Hubo un maestro de ceremonias especial: un inspector traído de Alemania que, según Adeane, se dedicó a “decir que la policía islandesa no tenía medios modernos y a empujar para que los seis declararan lo mismo; se limitó a poner en orden las confesiones caóticas, les puso el lazo de que era un ajuste de cuentas entre contrabandistas y se largó; era un policía experto en temas políticos, no criminales”.
El resultado es que los seis fueron sentenciados a las hasta hace poco condenas más altas de la historia de Islandia, pero no había ni pruebas, ni cadáveres ni móviles para los crímenes ni conexiones entre los dos. A Adeane, por otro lado, le choca la milimétrica coherencia del discurso que mostraron siempre Erla y Saevar que, tras cumplir condena, reclamaron su inocencia.

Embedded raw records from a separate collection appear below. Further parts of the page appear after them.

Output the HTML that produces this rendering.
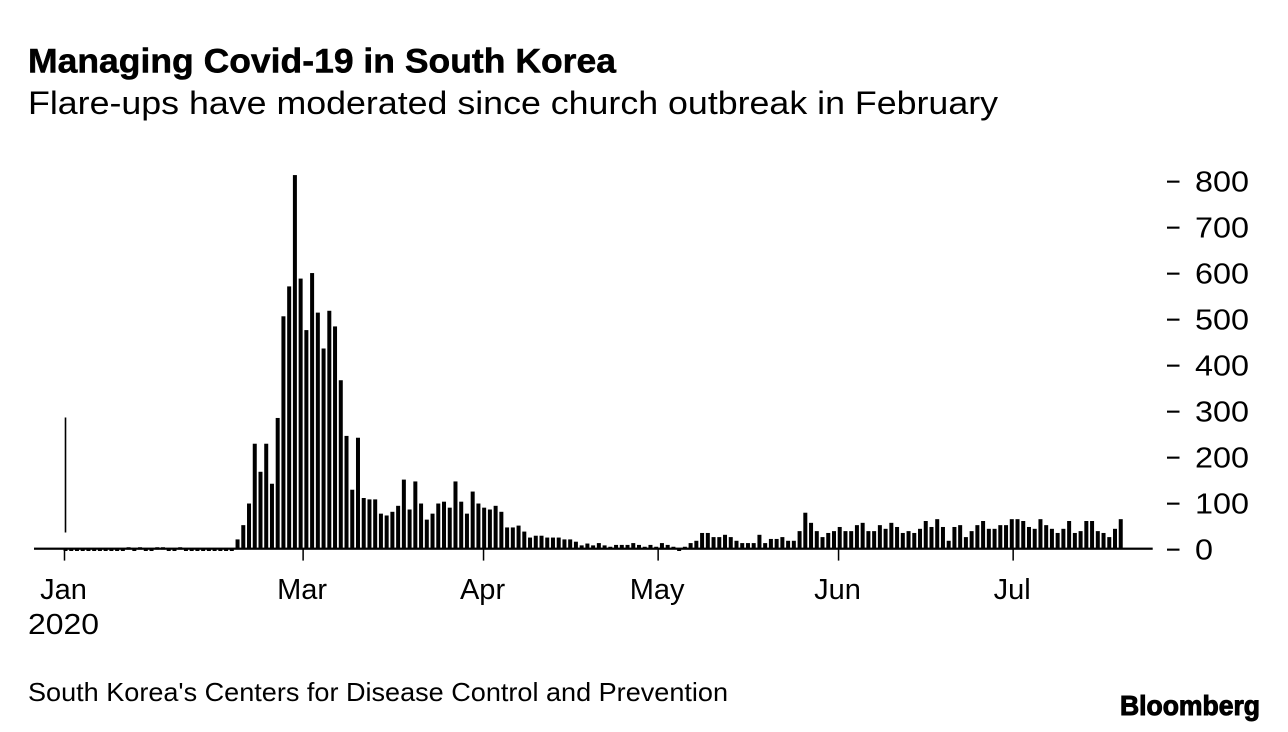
<!DOCTYPE html>
<html lang="en">
<head>
<meta charset="utf-8">
<title>Managing Covid-19 in South Korea</title>
<style>
  html, body { margin: 0; padding: 0; background: #fff; }
  body { width: 1288px; height: 732px; overflow: hidden; }
  svg { display: block; font-family: "Liberation Sans", Arial, sans-serif; }
  text { fill: #000; }
</style>
</head>
<body>
<svg id="chart" width="1288" height="732" viewBox="0 0 1288 732" xmlns="http://www.w3.org/2000/svg">
  <rect x="0" y="0" width="1288" height="732" fill="#fff"/>
  <text x="28" y="72.5" font-size="34.5" font-weight="700" stroke="#000" stroke-width="0.5" textLength="588" lengthAdjust="spacingAndGlyphs">Managing Covid-19 in South Korea</text>
  <text x="28" y="114" font-size="32" textLength="970" lengthAdjust="spacingAndGlyphs">Flare-ups have moderated since church outbreak in February</text>
  <g id="bars"></g>
  <g id="x-axis"></g>
  <g id="y-axis"></g>
  <text x="28" y="701" font-size="26" textLength="700" lengthAdjust="spacingAndGlyphs">South Korea's Centers for Disease Control and Prevention</text>
  <text x="1120" y="715" font-size="27.5" font-weight="700" stroke="#000" stroke-width="1" textLength="140" lengthAdjust="spacingAndGlyphs">Bloomberg</text>
</svg>
<script>
// Daily new cases, first bar = Jan 20 2020
var dailyCases = [
  0,0,0,0,0,0,0,0,0,0,
  0,3,0,3,0,0,3,3,0,0,
  3,0,0,0,0,0,0,0,0,0,
  20,51,98,228,167,228,141,284,505,570,
  812,587,475,599,513,435,517,483,366,245,
  128,241,110,107,107,76,72,80,93,150,
  85,146,98,63,76,98,102,89,146,102,
  76,124,98,89,85,93,80,46,46,50,
  37,24,28,28,24,24,24,20,20,15,
  7,11,7,12,7,4,8,8,8,12,
  8,4,8,4,12,8,4,-2,4,12,
  17,34,34,25,25,30,25,17,12,12,
  12,30,12,21,21,25,17,17,38,78,
  56,38,25,34,38,47,38,38,51,56,
  38,38,51,43,56,47,34,38,34,43,
  60,47,64,47,17,47,51,25,38,51,
  60,43,43,51,51,64,64,60,47,43,
  64,51,43,34,43,60,34,38,60,60,
  38,34,25,43,64
];
var yTickValues = [0, 100, 200, 300, 400, 500, 600, 700, 800];
var monthLabels = ["Jan", "Mar", "Apr", "May", "Jun", "Jul"];
var monthDayOffsets = [0, 41, 72, 102, 133, 163];
var yearLabel = "2020";
var annotationRange = [35, 285];

var SVG_NS = "http://www.w3.org/2000/svg";
var BASELINE = 548.6, PX_PER_CASE = 0.46;
function yScale(v) { return BASELINE - v * PX_PER_CASE; }
function barX(i) { return 65.5 + i * 5.735; }
function dateX(d) { return 64.5 + d * 5.82; }
function make(tag, attrs, parent) {
  var el = document.createElementNS(SVG_NS, tag);
  for (var k in attrs) { el.setAttribute(k, attrs[k]); }
  parent.appendChild(el);
  return el;
}

var barsGroup = document.getElementById("bars");
var xGroup = document.getElementById("x-axis");
var yGroup = document.getElementById("y-axis");

dailyCases.forEach(function (v, i) {
  var top = yScale(v);
  var h = Math.max(BASELINE - top, 2.4);
  var bar = make("rect", { x: barX(i) - 2, y: v < 0 ? BASELINE : top, width: 4, height: h, fill: "#000" }, barsGroup);
  
  
});

var annotation = make("rect", { x: barX(0) - 0.8, y: yScale(annotationRange[1]), width: 1.6, height: yScale(annotationRange[0]) - yScale(annotationRange[1]), fill: "#000" }, barsGroup);



var axisLine = make("rect", { x: 34, y: BASELINE - 1, width: 1118.7, height: 2.2, fill: "#000" }, xGroup);



monthLabels.forEach(function (label, i) {
  var x = dateX(monthDayOffsets[i]);
  var tick = make("rect", { x: x - 0.75, y: BASELINE, width: 1.5, height: 12, fill: "#000" }, xGroup);
  
  
  var text = make("text", { x: x - 1, y: 599, "font-size": 29, "text-anchor": "middle" }, xGroup);
  
  
  text.textContent = label;
});

var yearText = make("text", { x: 28, y: 634, "font-size": 29, textLength: 71, lengthAdjust: "spacingAndGlyphs" }, xGroup);


yearText.textContent = yearLabel;

yTickValues.forEach(function (v) {
  var y = yScale(v) + 1;
  var label = String(v);
  var tick = make("rect", { x: 1167, y: y - 1, width: 12.5, height: 2.1, fill: "#000" }, yGroup);
  
  
  var text = make("text", { x: 1195, y: y + 9.8, "font-size": 29, textLength: label.length * 18, lengthAdjust: "spacingAndGlyphs" }, yGroup);
  
  
  text.textContent = label;
});
</script>
</body>
</html>
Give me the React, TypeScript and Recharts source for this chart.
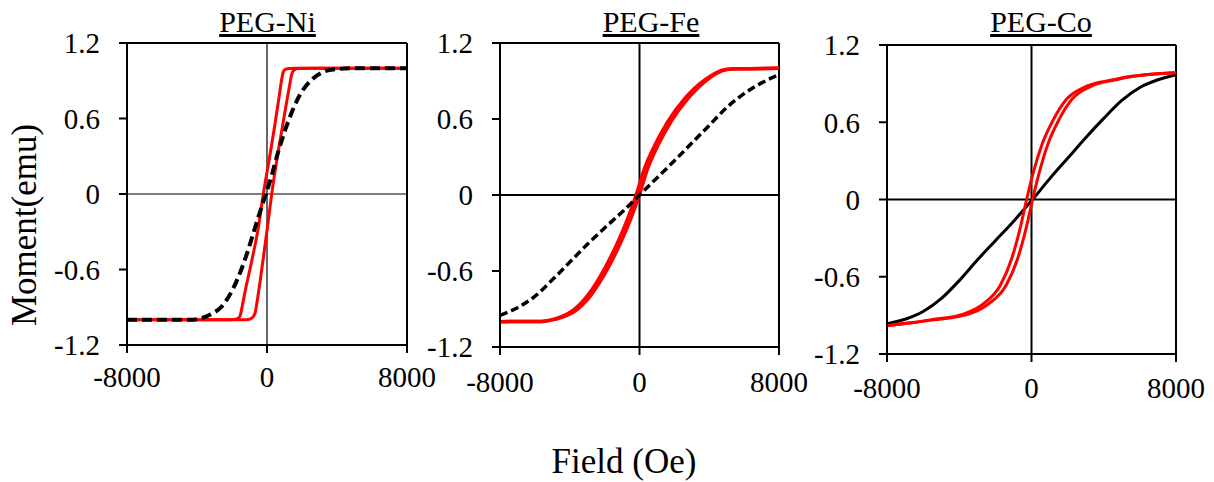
import { LineChart, XAxis, YAxis, Line, ReferenceLine } from 'recharts'

// field (Oe) / moment (emu)

// PEG-Ni
const NI_RED_DOWN_X = [-8000, -2200, -1800, -1620, -1540, -1400, -1260, -870, -500, -210, 170, 460, 700, 850, 930, 1050, 1300, 1800, 8000]
const NI_RED_DOWN_Y = [-1.0, -1.0, -0.995, -0.985, -0.97, -0.88, -0.78, -0.53, -0.27, 0.0, 0.31, 0.56, 0.78, 0.92, 0.97, 0.99, 0.998, 1.0, 1.0]
const NI_RED_UP_X = [-8000, -1400, -1000, -820, -690, -550, -300, 0, 270, 550, 840, 1120, 1300, 1410, 1550, 1800, 2500, 8000]
const NI_RED_UP_Y = [-1.0, -1.0, -0.995, -0.98, -0.95, -0.84, -0.6, -0.29, 0.0, 0.26, 0.5, 0.73, 0.87, 0.95, 0.985, 0.998, 1.0, 1.0]
const NI_BLACK_X = [-8000, -4400, -3260, -2500, -1730, -1160, -690, -210, 170, 650, 1220, 1890, 2650, 3790, 5310, 8000]
const NI_BLACK_Y = [-1.0, -1.0, -0.96, -0.88, -0.69, -0.48, -0.27, -0.06, 0.1, 0.34, 0.58, 0.79, 0.92, 0.99, 1.0, 1.0]

// PEG-Fe
const FE_RED_Y = [-1.0, -0.998, -0.99, -0.965, -0.92, -0.79, -0.58, -0.37, -0.18, 0.0, 0.21, 0.39, 0.58, 0.76, 0.91, 0.99, 0.997, 1.0]
const FE_RED_UP_X = [-8000, -5600, -5160, -4450, -3740, -2780, -1820, -1060, -480, -10, 470, 1050, 1810, 2770, 3880, 5000, 5730, 8000]
const FE_RED_DOWN_X = [-8000, -5600, -5160, -4550, -3900, -2960, -2000, -1240, -660, -190, 290, 870, 1630, 2590, 3760, 4940, 5730, 8000]
const FE_BLACK_X = [-8000, -7000, -6000, -5000, -4000, -3000, -2000, -1000, 0, 1000, 2000, 3000, 4000, 5000, 6000, 7000, 8000]
const FE_BLACK_Y = [-0.95, -0.89, -0.8, -0.67, -0.53, -0.39, -0.26, -0.135, 0.0, 0.135, 0.27, 0.41, 0.55, 0.69, 0.8, 0.885, 0.95]

// PEG-Co
const CO_RED_Y = [-0.98, -0.96, -0.935, -0.89, -0.81, -0.67, -0.46, -0.23, 0.0, 0.21, 0.42, 0.62, 0.78, 0.88, 0.93, 0.955, 0.985]
const CO_RED_DOWN_X = [-8000, -6800, -5620, -3780, -2670, -1740, -1100, -640, -270, 100, 560, 1210, 1950, 3060, 4530, 5450, 8000]
const CO_RED_UP_X = [-8000, -6800, -5420, -3480, -2370, -1420, -770, -310, 60, 430, 880, 1520, 2250, 3310, 4680, 5550, 8000]
const CO_BLACK_X = [-8000, -7000, -6000, -5000, -4000, -3000, -2000, -1000, 0, 1000, 2000, 3000, 4000, 5000, 6000, 7000, 8000]
const CO_BLACK_Y = [-0.965, -0.93, -0.87, -0.77, -0.63, -0.47, -0.32, -0.17, -0.01, 0.16, 0.32, 0.48, 0.63, 0.77, 0.87, 0.93, 0.97]

const X_TICKS = [-8000, 0, 8000]
const Y_TICKS = [-1.2, -0.6, 0, 0.6, 1.2]

const FONT = '"Liberation Serif", "Times New Roman", serif'
const TICK = { fill: '#000', fontSize: 29, fontFamily: FONT }

const pts = (xs: number[], ys: number[]) => xs.map((x, i) => ({ x, y: ys[i] }))

interface Series {
  xs: number[]
  ys: number[]
  color: string
  width: number
  dash?: string
}

interface PanelProps {
  x0: number
  x1: number
  y0: number
  y1: number
  xTickGap: number
  zeroWidth: number
  series: Series[]
}

function Panel({ x0, x1, y0, y1, xTickGap, zeroWidth, series }: PanelProps) {
  const yAxisW = 100
  const right = 45
  const bottom = 20
  const xAxisH = 50
  const w = x1 - x0 + yAxisW + right
  const h = y1 + bottom + xAxisH
  const axisStroke = { stroke: '#000', strokeWidth: 2 }
  return (
    <div style={{ position: 'absolute', left: x0 - yAxisW, top: 0 }}>
      <LineChart width={w} height={h} margin={{ top: y0, right, bottom, left: 0 }}>
        <XAxis
          dataKey="x"
          type="number"
          domain={[-8000, 8000]}
          ticks={X_TICKS}
          allowDataOverflow
          height={xAxisH}
          tick={TICK}
          tickSize={8}
          tickMargin={xTickGap}
          axisLine={axisStroke}
          tickLine={axisStroke}
        />
        <YAxis
          type="number"
          domain={[-1.2, 1.2]}
          ticks={Y_TICKS}
          allowDataOverflow
          width={yAxisW}
          tick={TICK}
          tickSize={8}
          tickMargin={19}
          axisLine={axisStroke}
          tickLine={axisStroke}
        />
        <ReferenceLine y={0} stroke="#000" strokeWidth={zeroWidth} />
        <ReferenceLine x={0} stroke="#000" strokeWidth={zeroWidth} />
        <ReferenceLine y={1.2} stroke="#000" strokeWidth={2} />
        <ReferenceLine x={8000} stroke="#000" strokeWidth={2} />
        {series.map((s, i) => (
          <Line
            key={i}
            data={pts(s.xs, s.ys)}
            dataKey="y"
            type="monotone"
            stroke={s.color}
            strokeWidth={s.width}
            strokeDasharray={s.dash}
            dot={false}
            activeDot={false}
            isAnimationActive={false}
          />
        ))}
      </LineChart>
    </div>
  )
}

const RED = '#ff0000'

export default function App() {
  return (
    <div style={{ position: 'absolute', left: 0, top: 0, width: 1214, height: 482, background: '#fff' }}>
      <Panel
        x0={127} x1={407} y0={43} y1={345} xTickGap={13}
        zeroWidth={1.2}
        series={[
          { xs: NI_RED_DOWN_X, ys: NI_RED_DOWN_Y, color: RED, width: 3 },
          { xs: NI_RED_UP_X, ys: NI_RED_UP_Y, color: RED, width: 3 },
          { xs: NI_BLACK_X, ys: NI_BLACK_Y, color: '#000', width: 4, dash: '10 5' },
        ]}
      />
      <Panel
        x0={500} x1={779} y0={43} y1={347} xTickGap={16}
        zeroWidth={2}
        series={[
          { xs: FE_RED_DOWN_X, ys: FE_RED_Y, color: RED, width: 3.5 },
          { xs: FE_RED_UP_X, ys: FE_RED_Y, color: RED, width: 3.5 },
          { xs: FE_BLACK_X, ys: FE_BLACK_Y, color: '#000', width: 3.5, dash: '8 4' },
        ]}
      />
      <Panel
        x0={887} x1={1176} y0={45} y1={354} xTickGap={15}
        zeroWidth={2}
        series={[
          { xs: CO_BLACK_X, ys: CO_BLACK_Y, color: '#000', width: 3 },
          { xs: CO_RED_DOWN_X, ys: CO_RED_Y, color: RED, width: 3 },
          { xs: CO_RED_UP_X, ys: CO_RED_Y, color: RED, width: 3 },
        ]}
      />
      <svg width={1214} height={482} style={{ position: 'absolute', left: 0, top: 0, pointerEvents: 'none' }}>
        <g fontFamily={FONT} fill="#000">
          <text x={267.5} y={32} fontSize={30} textAnchor="middle" textDecoration="underline">PEG-Ni</text>
          <text x={651} y={32} fontSize={30} textAnchor="middle" textDecoration="underline">PEG-Fe</text>
          <text x={1041} y={32} fontSize={30} textAnchor="middle" textDecoration="underline">PEG-Co</text>
          <text x={624} y={473} fontSize={35} textAnchor="middle">Field (Oe)</text>
          <text x={0} y={0} fontSize={35} textAnchor="middle" transform="translate(36 225) rotate(-90)">Moment(emu)</text>
        </g>
      </svg>
    </div>
  )
}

Y eso le hace dudar. “No sé qué pensar. ¿Mi teoría? Que Gudmundur debió caer por alguna falla en esa noche cerrada y que Geirfinnur se suicidó, quizá en el mar, donde llevaba a cabo el contrabando, pero no sé”. Tras reexaminar en 2017 los casos, el año pasado el tribunal de Islandia les declaró, oficialmente, inocentes. Giro argumental de una historia inconclusa ("46 años después, aún se arrestan personas y se las interrogan", dice el periodista) que ha dado incluso para un documental en Netflix, Out of thin air, para el que trabajó Adeane, quizá porque desde el punto de vista narrativo “es muy atractiva” y enlaza con la tradición de un pueblo donde las leyendas y sagas se escuchan en casa desde niño y donde uno de cada 10 islandeses acabará publicando un libro en su vida. Tan literario es todo que Gudmundur y Geirfinnur ya han aparecido en algún cómic y en alguna frase hecha cuando uno ha perdido una cosa hace tiempo.

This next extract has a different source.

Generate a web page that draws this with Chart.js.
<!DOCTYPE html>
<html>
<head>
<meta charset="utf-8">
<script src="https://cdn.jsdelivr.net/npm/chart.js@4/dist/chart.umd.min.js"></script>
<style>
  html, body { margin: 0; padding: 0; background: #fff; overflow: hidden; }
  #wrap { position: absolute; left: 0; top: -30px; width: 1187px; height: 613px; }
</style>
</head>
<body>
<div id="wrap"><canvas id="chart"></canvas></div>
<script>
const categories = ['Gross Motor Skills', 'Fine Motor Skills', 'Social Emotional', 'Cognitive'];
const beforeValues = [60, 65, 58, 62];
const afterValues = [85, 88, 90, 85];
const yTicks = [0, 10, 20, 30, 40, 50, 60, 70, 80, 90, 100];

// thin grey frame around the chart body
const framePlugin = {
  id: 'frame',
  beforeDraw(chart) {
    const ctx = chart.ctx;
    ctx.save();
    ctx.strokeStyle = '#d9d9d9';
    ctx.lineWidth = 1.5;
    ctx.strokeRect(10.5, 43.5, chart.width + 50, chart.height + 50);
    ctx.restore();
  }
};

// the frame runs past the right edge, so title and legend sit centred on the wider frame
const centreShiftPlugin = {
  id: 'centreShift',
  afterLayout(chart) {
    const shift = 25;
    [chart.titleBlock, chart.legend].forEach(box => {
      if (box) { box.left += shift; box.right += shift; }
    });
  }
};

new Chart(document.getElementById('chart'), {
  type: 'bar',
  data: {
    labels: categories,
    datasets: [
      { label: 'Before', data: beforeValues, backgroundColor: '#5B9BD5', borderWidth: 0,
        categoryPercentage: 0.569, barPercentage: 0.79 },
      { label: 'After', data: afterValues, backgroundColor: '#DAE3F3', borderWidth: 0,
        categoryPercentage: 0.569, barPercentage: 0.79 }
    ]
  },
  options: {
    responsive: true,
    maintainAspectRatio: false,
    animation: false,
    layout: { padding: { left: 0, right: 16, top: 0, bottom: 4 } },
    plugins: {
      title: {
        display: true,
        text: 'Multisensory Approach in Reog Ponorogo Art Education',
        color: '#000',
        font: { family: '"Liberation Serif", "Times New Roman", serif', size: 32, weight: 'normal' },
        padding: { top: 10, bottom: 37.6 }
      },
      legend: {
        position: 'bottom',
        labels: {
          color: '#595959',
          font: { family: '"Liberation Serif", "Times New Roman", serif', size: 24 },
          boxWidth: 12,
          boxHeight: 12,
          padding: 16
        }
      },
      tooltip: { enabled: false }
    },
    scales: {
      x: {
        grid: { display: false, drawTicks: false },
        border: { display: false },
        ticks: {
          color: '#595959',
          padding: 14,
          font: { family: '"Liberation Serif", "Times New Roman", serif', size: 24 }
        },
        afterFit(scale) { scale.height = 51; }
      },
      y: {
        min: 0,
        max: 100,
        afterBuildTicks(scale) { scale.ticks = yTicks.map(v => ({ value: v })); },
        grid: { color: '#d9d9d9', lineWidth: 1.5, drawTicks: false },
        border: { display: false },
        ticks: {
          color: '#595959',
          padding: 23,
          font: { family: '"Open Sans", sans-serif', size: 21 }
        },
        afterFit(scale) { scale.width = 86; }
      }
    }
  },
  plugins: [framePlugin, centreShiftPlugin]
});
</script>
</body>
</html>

Y todo pasa, claro, en esa Islandia blanca, como Suecia o Noruega o Dinamarca, cuyos escasos episodios negrocriminales tanto fascinan hoy en lo literario. ¿Por qué? “Islandia, como algún otro de esos países, da la sensación de lugar muy seguro y nos hechiza mucho más en esas sociedades blancas esos puntos oscuros, negros, subterráneos”. Que la tasa de criminalidad sea tan baja se debe a que “el vapor sale de otras maneras: el alcoholismo es enorme; los suicidios, también…”. Pero, ¿por qué no matan los islandeses, si deben tener los mismos motivos --pasión, celos, codicia, venganza…-- que el resto de mortales? “No lo sé”, admite Adeane tras casi dos minutos de silencio. Nadie dijo que todo ha de tener respuesta en esta vida.

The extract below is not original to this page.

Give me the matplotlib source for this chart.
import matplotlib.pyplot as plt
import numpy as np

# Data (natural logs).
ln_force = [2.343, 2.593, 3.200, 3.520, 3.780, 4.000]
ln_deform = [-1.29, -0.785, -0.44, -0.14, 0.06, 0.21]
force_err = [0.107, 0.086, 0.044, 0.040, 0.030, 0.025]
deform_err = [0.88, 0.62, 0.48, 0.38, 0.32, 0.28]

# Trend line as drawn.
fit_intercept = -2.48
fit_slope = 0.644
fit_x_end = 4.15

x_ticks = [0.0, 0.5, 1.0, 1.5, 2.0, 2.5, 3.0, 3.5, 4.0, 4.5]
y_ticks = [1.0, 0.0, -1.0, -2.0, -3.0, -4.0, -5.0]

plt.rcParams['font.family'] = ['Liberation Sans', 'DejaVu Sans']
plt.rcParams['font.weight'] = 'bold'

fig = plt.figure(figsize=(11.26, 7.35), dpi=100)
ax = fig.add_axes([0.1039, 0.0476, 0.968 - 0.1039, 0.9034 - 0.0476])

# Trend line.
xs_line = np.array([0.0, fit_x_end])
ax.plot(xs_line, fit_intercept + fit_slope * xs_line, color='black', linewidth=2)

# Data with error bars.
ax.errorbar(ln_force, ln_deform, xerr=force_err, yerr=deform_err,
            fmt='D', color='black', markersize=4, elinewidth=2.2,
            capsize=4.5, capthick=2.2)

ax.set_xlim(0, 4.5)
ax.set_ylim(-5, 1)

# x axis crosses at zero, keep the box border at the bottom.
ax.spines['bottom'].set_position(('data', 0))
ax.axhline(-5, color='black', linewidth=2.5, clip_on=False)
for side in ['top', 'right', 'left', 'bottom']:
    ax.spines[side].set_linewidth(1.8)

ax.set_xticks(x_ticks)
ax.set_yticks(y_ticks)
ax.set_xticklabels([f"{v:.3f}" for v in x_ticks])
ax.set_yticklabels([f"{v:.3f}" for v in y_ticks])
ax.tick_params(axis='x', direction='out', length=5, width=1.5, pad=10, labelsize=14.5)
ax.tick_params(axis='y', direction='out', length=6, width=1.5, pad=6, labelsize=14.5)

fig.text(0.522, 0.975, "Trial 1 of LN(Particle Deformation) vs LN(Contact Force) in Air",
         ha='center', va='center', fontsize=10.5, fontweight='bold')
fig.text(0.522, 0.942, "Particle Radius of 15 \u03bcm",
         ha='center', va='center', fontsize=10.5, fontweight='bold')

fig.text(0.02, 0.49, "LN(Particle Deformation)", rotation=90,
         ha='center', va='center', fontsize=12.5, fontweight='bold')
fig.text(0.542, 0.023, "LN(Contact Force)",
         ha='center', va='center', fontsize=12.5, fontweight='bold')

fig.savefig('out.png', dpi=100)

Groenlandia, nuevo escenario criminal
En enero de 2017, una joven islandesa desapareció; en poco menos de una semana, se había encontrado su cuerpo y detenido al asesino, después de que las fuerzas especiales interceptaran espectacularmente a un pesquero groenlandés en alta mar: uno de los tripulantes era el criminal. Amén de la rápida resolución, en contraste con lo sucedido con Gudmundur y Geirfinnur, el caso implicaba a un groenlandés, representante de un territorio con unas inquietantes estadísticas: un tercio de las niñas han sufrido abusos sexuales antes de los 15 años en Groenlandia, dos de cada tres mujeres son víctimas de violencia, la tasa de asesinatos es 16 veces más alta que en Dinamarca y tiene el índice de suicidios más alta del mundo. No es de extrañar, pues, que la helada isla se haya convertido en nuevo escenario del arctic noir, como se vio ayer en BCNegra, con la presencia de Mads Peder Nordbo, autor de Los crímenes del ártico (Planeta), donde afloran niñas víctimas de abusos desaparecidas y sus progenitores despedazados, y de Christoffer Petersen, que con Siete tumbas, un invierno (RBA), hace hincapié en la corrupción política a partir del asesinato de la hija de la primera ministra. Un contraste brutal entre los vecinos árticos. "Aquí la clave es económica", opina el periodista Anthony Adeane: "la inseguridad económica, amén de los índices culturales, es un acicate delictivo; Islandia, desde la Segunda Guerra Mundial, ha ganado mucho dinero entre las bases norteamericanas, la industrialización de la pesca, el turismo y las altas finanzas bancarias". Y al hilo de éstas, recuerda: "Se criticó mucho la actuación policial y judicial ante el caso de Gudmundur y Geirfinnur, pero hay que recordar que los únicos que metieron en la cárcel a unos banqueros por la crisis que generaron en 2008 fueron los islandeses".